The primary reason for cadmium’s negative reputation in steel is its adverse impact on mechanical properties. High concentrations of cadmium can cause cadmium brittleness, leading to a severe reduction in the toughness and overall durability of steel. This makes cadmium a hazardous trace element that must be carefully controlled, especially in structural applications where mechanical integrity is crucial.
Tellurium (Te) in Steel
Tellurium (Te), a Group VI A element, has atomic number 52 and atomic mass 127.60. Te exists in two allotropic forms: crystalline tellurium, which has a silvery-white metallic appearance, and amorphous tellurium, which is brown in color. The density of crystalline tellurium is 6.25 g/cm³, with a melting point of 452°C and a boiling point of 1390°C. Amorphous tellurium has a slightly lower density of 6 g/cm³ and a melting point of 449.5°C. Tellurium is considered an important material in high-tech fields, including aerospace, military, medicine, metallurgy, and electronics.

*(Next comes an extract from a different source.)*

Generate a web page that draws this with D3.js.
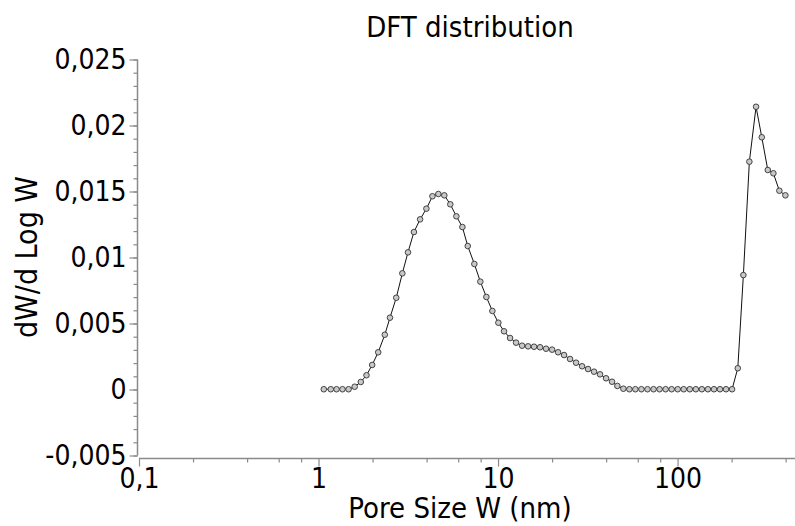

In steelmaking, tellurium is often regarded as an undesirable trace element. Similar to sulfur (S), Te can adversely affect the magnetic properties of low-carbon or soft steel if present in significant amounts. More critically, tellurium is known to cause intergranular embrittlement, which can significantly reduce the long-term strength and plasticity of steel. This makes Te a harmful element in steel alloys unless specifically introduced for a particular purpose.
Tellurium’s embrittling effect is particularly detrimental in high-temperature alloys used in aerospace applications, where strength and resistance to stress are vital. Therefore, stringent controls are imposed on tellurium content in these materials, typically limiting the amount of Te to less than 0.001%. In some high-performance applications, the Te content is restricted to as low as 1–0.5 ppm to avoid compromising the steel’s properties.
Both cadmium (Cd) and tellurium (Te) have specific industrial applications, but their presence in steel can lead to significant issues if not properly managed. While cadmium is sometimes used for protective coatings, its potential to induce brittleness makes it a harmful element in most steel applications. Tellurium, unless intentionally added for a particular purpose, also poses a risk to the mechanical integrity and magnetic properties of steel, particularly in aerospace-grade materials. Therefore, stringent control of both elements is essential to maintaining steel’s performance and longevity.